Requirements - Using the records below, copy exactly the part that opens with the line holding "Reproduce this chart with Altair." and closes with the line holding "import pandas as pd", minus the pictures.

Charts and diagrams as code

..........

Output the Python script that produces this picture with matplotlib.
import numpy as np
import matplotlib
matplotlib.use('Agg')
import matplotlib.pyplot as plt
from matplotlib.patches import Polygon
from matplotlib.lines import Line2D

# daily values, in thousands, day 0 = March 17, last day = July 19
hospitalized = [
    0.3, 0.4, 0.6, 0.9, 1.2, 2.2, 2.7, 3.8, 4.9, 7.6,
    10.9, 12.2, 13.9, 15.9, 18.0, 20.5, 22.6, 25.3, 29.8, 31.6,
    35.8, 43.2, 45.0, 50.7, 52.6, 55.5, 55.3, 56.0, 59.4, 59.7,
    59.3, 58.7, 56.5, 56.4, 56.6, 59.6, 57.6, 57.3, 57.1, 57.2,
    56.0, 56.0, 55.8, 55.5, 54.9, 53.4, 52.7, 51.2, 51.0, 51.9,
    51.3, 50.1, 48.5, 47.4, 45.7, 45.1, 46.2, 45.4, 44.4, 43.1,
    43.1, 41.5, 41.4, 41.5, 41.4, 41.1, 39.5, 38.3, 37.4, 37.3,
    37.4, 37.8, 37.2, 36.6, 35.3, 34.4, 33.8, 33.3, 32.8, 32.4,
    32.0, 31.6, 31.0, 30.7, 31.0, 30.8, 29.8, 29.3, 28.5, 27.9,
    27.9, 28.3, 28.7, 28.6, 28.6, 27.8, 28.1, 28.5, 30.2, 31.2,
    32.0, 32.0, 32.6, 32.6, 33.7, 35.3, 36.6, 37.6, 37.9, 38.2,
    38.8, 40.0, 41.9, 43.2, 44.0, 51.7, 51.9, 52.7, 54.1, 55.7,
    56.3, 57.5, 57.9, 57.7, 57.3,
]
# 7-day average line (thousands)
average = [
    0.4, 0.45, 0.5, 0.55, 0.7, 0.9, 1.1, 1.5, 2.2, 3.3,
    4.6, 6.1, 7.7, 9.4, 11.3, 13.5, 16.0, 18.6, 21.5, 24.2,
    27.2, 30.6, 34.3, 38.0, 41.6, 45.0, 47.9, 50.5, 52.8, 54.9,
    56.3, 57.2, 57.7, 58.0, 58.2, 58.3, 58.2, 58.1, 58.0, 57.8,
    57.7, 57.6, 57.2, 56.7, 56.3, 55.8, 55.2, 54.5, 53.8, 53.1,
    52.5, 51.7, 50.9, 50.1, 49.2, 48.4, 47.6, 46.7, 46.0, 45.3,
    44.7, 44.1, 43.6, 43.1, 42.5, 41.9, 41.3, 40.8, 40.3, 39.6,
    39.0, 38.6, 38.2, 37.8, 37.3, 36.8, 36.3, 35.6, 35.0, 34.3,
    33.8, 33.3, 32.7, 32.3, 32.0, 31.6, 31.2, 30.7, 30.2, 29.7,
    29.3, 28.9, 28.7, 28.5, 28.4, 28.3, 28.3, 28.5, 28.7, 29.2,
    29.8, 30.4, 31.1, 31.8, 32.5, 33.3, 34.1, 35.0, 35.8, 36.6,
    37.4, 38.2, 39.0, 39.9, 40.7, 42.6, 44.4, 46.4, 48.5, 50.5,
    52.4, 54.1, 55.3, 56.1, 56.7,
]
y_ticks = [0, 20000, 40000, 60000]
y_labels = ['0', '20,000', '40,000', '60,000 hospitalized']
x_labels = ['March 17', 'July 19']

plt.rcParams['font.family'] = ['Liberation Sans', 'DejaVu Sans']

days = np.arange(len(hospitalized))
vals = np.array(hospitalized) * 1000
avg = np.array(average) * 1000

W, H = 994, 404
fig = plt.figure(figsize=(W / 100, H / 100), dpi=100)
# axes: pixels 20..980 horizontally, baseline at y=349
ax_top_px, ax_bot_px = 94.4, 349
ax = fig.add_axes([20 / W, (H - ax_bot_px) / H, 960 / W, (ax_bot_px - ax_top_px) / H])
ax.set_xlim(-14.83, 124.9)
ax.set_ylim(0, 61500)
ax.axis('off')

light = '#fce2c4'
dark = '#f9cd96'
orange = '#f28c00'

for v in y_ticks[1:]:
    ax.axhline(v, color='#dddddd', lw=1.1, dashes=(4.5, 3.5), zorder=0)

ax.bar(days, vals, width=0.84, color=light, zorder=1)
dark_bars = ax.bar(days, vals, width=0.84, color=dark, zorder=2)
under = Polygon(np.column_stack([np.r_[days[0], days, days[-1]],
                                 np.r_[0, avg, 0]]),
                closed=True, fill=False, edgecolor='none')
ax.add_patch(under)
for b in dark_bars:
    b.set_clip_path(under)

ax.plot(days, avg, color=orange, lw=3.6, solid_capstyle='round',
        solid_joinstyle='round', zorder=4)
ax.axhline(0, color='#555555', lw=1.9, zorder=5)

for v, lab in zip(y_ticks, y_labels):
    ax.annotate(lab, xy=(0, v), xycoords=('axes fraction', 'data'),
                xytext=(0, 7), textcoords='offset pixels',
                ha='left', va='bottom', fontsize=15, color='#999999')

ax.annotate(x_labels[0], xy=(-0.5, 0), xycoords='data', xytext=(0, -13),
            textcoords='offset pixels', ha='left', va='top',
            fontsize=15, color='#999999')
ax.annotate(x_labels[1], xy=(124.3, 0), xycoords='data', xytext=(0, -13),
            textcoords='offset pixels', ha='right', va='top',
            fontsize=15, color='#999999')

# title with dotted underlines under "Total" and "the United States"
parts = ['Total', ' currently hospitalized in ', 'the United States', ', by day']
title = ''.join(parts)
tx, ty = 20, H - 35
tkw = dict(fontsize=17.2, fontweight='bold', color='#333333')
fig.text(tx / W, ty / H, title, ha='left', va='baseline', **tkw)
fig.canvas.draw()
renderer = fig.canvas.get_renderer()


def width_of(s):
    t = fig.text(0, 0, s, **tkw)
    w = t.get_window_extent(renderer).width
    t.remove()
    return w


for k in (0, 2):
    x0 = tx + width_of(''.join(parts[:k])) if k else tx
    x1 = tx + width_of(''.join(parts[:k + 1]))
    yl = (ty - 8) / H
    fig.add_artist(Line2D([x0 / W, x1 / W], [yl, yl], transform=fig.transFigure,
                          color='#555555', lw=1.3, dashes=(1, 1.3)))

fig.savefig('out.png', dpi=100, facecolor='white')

..........

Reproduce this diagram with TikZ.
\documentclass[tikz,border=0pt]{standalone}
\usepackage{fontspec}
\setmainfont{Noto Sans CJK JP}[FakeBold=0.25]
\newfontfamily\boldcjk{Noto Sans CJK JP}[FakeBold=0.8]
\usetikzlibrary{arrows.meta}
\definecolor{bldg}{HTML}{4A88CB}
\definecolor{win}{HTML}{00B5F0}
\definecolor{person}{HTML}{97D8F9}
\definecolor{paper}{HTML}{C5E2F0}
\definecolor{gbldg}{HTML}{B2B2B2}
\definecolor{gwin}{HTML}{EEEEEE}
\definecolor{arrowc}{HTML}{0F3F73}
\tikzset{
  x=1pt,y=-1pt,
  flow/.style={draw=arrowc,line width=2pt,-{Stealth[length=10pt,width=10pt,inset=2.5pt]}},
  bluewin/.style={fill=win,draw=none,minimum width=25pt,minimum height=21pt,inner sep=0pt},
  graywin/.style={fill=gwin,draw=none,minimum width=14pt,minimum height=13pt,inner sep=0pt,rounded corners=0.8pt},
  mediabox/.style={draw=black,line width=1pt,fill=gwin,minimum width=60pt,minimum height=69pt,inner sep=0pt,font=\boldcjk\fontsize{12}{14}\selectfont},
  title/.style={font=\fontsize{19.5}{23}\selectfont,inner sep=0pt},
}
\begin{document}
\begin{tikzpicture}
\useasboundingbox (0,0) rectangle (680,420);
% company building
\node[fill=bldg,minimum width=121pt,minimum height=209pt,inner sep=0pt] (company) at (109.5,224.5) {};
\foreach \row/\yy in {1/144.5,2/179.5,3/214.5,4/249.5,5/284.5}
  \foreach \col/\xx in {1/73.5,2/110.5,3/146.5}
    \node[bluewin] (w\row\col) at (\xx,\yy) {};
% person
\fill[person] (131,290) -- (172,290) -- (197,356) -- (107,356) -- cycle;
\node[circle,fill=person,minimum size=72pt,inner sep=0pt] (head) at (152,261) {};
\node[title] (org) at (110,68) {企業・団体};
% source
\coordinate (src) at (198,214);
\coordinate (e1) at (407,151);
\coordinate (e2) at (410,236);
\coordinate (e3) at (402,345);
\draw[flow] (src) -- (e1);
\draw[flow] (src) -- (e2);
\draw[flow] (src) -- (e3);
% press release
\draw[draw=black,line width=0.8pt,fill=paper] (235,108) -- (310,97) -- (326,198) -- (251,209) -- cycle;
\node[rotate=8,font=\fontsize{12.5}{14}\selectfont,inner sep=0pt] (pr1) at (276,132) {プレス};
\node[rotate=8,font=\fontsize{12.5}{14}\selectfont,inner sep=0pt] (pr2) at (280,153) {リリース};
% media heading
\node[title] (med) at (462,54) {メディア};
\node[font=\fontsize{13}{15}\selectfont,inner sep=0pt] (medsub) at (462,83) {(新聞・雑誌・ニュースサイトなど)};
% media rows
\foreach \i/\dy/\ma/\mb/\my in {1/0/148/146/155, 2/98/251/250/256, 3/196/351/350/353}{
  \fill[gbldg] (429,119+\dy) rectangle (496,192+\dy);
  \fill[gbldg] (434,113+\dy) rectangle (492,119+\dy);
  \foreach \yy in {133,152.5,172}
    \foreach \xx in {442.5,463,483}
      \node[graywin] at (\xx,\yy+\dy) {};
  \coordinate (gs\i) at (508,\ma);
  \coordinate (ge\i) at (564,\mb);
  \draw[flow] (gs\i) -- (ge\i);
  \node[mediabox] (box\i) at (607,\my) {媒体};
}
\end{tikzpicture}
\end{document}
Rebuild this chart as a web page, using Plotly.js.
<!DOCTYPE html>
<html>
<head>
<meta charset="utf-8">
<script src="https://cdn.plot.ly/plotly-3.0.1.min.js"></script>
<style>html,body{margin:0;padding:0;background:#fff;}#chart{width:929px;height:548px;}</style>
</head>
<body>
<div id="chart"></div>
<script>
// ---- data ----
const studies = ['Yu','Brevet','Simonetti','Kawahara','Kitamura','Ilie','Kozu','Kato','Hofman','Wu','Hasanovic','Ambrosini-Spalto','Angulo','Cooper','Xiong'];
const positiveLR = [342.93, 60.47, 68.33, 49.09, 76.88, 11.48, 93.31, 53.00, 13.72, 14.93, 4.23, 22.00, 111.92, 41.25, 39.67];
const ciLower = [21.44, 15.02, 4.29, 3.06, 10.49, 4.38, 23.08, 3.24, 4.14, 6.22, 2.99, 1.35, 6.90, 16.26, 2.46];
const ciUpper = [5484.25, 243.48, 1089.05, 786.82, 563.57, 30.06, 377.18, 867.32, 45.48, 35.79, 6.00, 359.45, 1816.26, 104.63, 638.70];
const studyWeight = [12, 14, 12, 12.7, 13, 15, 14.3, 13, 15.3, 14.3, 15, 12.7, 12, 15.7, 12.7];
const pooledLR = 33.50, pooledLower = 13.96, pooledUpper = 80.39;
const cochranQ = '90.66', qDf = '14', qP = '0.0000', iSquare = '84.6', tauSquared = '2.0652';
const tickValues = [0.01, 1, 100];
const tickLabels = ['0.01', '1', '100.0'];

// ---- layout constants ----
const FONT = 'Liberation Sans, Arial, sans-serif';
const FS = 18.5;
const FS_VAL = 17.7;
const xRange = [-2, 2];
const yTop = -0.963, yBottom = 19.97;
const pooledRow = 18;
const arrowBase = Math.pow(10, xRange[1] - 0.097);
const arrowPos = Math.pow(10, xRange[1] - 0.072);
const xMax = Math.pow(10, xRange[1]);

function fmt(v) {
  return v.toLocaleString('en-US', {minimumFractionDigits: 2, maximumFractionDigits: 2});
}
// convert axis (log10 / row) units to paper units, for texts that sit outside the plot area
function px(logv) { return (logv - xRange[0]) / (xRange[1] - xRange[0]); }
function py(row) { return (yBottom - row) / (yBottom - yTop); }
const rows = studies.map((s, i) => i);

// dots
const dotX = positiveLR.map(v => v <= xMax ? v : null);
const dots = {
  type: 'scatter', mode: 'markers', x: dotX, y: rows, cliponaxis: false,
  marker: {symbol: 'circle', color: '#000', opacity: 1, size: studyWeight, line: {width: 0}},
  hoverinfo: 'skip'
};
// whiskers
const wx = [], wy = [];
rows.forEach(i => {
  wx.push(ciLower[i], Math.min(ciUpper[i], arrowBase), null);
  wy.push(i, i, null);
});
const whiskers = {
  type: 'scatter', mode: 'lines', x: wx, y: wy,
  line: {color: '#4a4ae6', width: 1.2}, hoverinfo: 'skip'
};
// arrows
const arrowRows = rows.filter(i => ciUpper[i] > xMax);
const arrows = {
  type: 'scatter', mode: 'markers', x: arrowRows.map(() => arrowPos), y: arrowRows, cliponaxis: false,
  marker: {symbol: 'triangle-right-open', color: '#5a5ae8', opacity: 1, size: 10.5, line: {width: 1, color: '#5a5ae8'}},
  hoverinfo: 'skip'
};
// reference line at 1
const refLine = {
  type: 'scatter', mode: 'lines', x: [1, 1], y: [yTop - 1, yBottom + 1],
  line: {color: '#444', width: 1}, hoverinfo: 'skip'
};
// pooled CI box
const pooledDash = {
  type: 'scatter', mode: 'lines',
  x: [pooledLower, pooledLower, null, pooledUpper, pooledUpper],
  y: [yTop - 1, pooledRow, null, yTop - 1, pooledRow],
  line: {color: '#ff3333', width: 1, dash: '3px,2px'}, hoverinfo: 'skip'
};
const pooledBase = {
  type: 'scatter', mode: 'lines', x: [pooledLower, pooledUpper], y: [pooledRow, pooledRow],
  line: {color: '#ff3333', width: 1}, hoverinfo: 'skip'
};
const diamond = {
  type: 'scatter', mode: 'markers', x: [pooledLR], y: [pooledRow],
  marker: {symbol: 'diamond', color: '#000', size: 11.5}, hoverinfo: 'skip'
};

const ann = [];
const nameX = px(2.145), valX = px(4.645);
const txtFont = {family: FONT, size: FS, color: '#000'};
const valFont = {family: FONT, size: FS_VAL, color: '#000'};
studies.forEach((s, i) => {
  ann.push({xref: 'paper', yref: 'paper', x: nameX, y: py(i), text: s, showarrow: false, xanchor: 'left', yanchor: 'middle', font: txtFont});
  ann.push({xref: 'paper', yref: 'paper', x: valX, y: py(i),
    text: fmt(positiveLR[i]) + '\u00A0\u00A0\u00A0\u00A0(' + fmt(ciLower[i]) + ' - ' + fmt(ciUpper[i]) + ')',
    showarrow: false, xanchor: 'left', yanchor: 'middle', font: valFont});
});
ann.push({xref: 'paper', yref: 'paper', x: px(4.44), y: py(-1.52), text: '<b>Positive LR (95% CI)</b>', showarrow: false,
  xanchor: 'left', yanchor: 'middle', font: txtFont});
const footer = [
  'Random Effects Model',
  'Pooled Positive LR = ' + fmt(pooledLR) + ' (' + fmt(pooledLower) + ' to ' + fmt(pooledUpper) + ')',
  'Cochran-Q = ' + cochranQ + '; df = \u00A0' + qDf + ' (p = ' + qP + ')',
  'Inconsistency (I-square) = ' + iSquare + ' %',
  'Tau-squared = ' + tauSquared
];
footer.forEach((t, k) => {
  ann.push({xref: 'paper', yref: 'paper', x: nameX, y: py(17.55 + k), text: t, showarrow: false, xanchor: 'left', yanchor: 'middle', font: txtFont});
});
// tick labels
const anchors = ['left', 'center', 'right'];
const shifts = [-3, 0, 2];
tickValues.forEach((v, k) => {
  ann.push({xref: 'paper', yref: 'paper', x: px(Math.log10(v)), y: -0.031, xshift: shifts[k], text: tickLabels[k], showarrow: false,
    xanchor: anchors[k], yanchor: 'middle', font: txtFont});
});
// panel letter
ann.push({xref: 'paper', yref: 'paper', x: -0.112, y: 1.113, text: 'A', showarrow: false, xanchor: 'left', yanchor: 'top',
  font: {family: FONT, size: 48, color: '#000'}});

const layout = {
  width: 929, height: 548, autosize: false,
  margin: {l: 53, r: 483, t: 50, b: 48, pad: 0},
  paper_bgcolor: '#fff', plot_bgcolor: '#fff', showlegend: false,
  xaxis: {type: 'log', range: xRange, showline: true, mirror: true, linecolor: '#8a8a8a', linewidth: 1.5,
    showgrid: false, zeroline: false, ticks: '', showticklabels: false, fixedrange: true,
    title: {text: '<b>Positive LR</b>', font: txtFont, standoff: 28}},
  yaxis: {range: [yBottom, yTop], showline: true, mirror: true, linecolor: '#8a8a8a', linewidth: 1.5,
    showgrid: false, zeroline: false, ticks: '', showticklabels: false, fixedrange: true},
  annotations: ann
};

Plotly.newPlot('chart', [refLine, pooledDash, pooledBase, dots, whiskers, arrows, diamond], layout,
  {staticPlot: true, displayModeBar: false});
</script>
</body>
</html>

..........

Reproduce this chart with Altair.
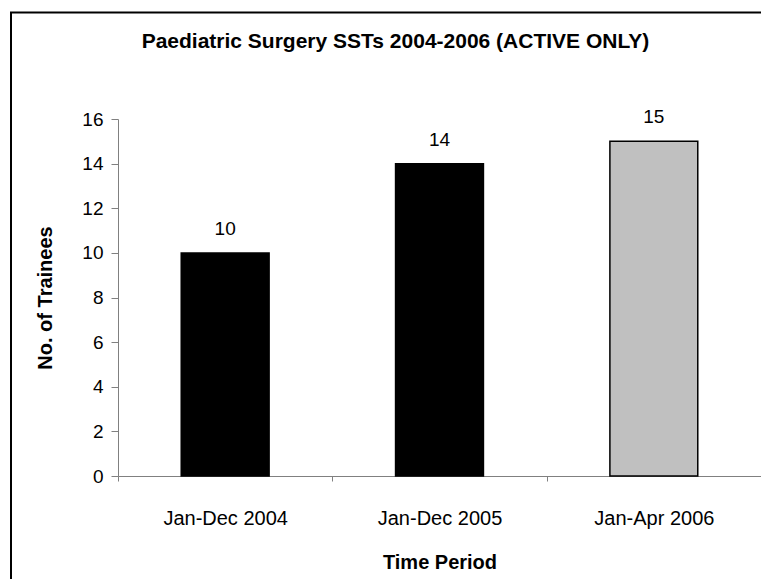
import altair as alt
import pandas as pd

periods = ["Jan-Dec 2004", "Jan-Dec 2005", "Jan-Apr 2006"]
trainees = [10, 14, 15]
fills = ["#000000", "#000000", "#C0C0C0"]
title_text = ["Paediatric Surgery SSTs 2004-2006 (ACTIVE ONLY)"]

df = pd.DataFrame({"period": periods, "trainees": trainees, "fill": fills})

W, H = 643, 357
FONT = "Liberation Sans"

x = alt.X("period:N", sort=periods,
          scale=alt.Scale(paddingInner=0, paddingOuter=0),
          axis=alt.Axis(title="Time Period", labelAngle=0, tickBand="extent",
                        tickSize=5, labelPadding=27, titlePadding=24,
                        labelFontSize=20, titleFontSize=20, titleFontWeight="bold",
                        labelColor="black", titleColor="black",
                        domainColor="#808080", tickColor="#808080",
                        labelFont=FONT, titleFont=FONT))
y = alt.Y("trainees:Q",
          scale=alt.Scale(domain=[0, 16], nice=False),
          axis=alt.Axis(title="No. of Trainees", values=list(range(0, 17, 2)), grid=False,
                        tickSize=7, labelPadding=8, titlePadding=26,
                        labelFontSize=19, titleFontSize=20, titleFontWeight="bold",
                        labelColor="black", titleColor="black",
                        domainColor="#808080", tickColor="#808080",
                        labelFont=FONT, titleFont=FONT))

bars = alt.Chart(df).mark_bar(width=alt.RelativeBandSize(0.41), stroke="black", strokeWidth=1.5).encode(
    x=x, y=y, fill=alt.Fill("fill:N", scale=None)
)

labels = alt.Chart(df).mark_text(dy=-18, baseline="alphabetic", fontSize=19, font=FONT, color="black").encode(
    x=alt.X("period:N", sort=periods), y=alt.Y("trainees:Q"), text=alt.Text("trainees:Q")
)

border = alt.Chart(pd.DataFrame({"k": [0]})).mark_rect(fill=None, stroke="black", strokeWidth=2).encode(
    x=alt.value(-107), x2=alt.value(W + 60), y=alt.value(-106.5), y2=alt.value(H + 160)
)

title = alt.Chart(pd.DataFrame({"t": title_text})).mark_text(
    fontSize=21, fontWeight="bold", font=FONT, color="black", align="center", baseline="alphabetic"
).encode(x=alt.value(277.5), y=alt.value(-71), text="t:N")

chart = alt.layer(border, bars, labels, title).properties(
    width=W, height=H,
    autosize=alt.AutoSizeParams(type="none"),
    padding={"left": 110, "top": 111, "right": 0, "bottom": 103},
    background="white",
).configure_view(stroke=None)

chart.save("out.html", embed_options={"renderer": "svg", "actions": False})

..........

Correct answer -
Reproduce this chart with Altair.
import altair as alt
import pandas as pd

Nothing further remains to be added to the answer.